Perché la scelta di Massimiliano Bruno di ambientare questa nuova storia negli Anni ’70? “ho scelto gli Anni ’70 perché è il mio anno di nascita. Sono nato nel giugno del ’70 e quindi la prima idea che ho raccontato a Federici e Paola Lucisano era relativa a quei giorni in cui ero appena nato e si giocava nei campionati mondiali di calcio in Messico Italia Germania 4-3. Da lì siamo partiti. Se io dovessi esprimere un desiderio mi piacerebbe tornare al giorno in cui sono nato per vedere com’erano mamma e papà, per farmi una passeggiata nel quartiere e vedere com’era Roma in quel periodo. Per una questione di curiosità e per una questione di nostalgia. Per vedere com’era quella donna che mi ha messo al mondo e com’era teso quel papà che mi ha sempre detto di aver portato un mazzo di rose color thè a mia madre. Io da allora ho sempre cercato un mazzo di rose color thè, ma non esistono!”

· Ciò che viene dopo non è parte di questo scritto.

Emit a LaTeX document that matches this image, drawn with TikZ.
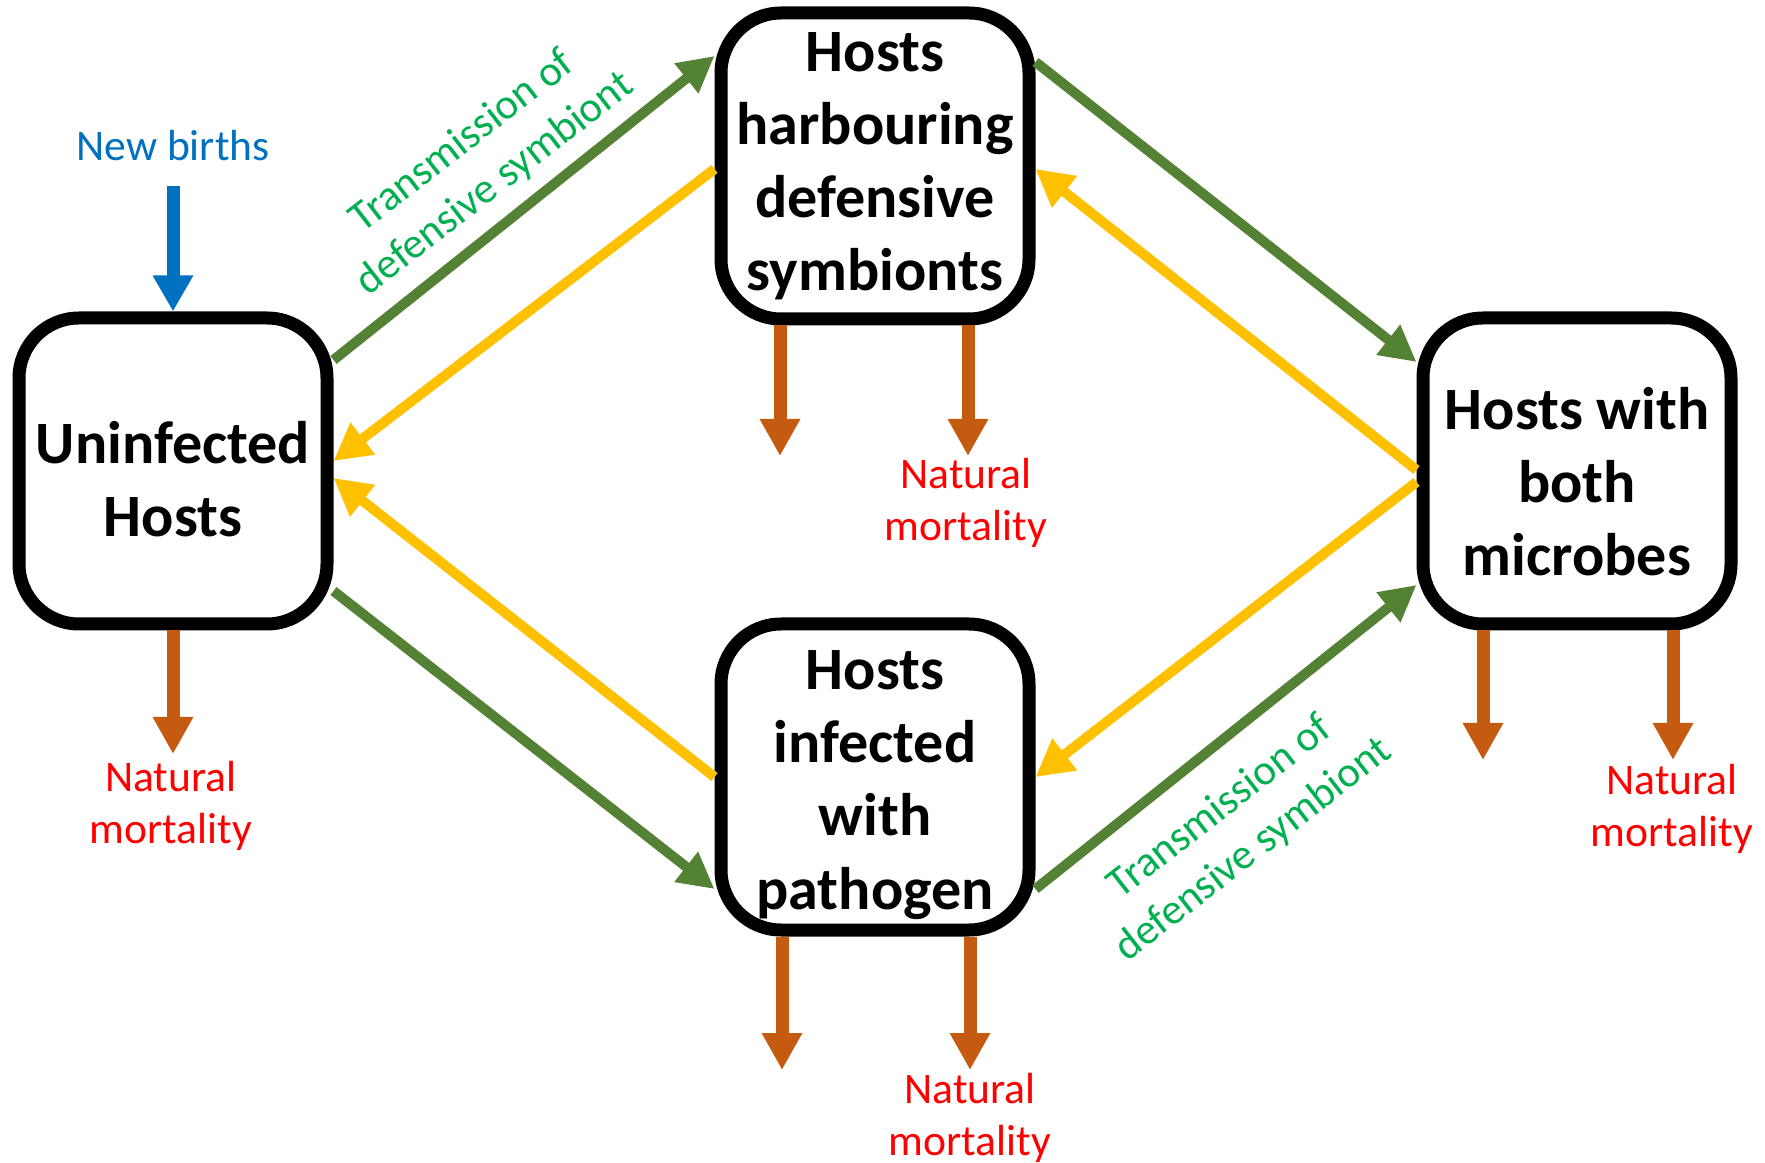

Massimiliano Bruno: “abbiamo preso in esame il fallito golpe di Valerio Julio Borghese”
Un periodo storico, quello degli Anni ’70, scelto anche, come continua a spiegare il regista: “per prendere in esame il fallito golpe di Valerio Julio Borghese del 1970, quello che svilupperà dalla terza puntata in poi, nel cuore della serie è proprio questo. La storia ci consegna un Golpe che è stato un po’ una farsa, grottesco quasi. Noi siccome a nostra volta facciamo comicità ci siamo chiesti, il nostro ‘what if’ è stato ‘e se invece fosse andato bene?’. Perché poi quel Golpe è stato una farsa in Italia, ma ispirato dei metodi in Sudamerica. Quindi abbiamo pensato con gli autori che potesse essere una bellissima metafora per raccontare uno spauracchio, una paura che qualcuno di noi nel cuore ha. Ovvero che un passo troppo a destra possa portare a una mancanza di libertà. Cosa che in questo momento fortunatamente non è nel nostro Paese, però ogni tanto ci sono delle avvisaglie che, secondo me, dobbiamo stigmatizzare e puntualizzare. Bisogna sempre stare attenti su questo”.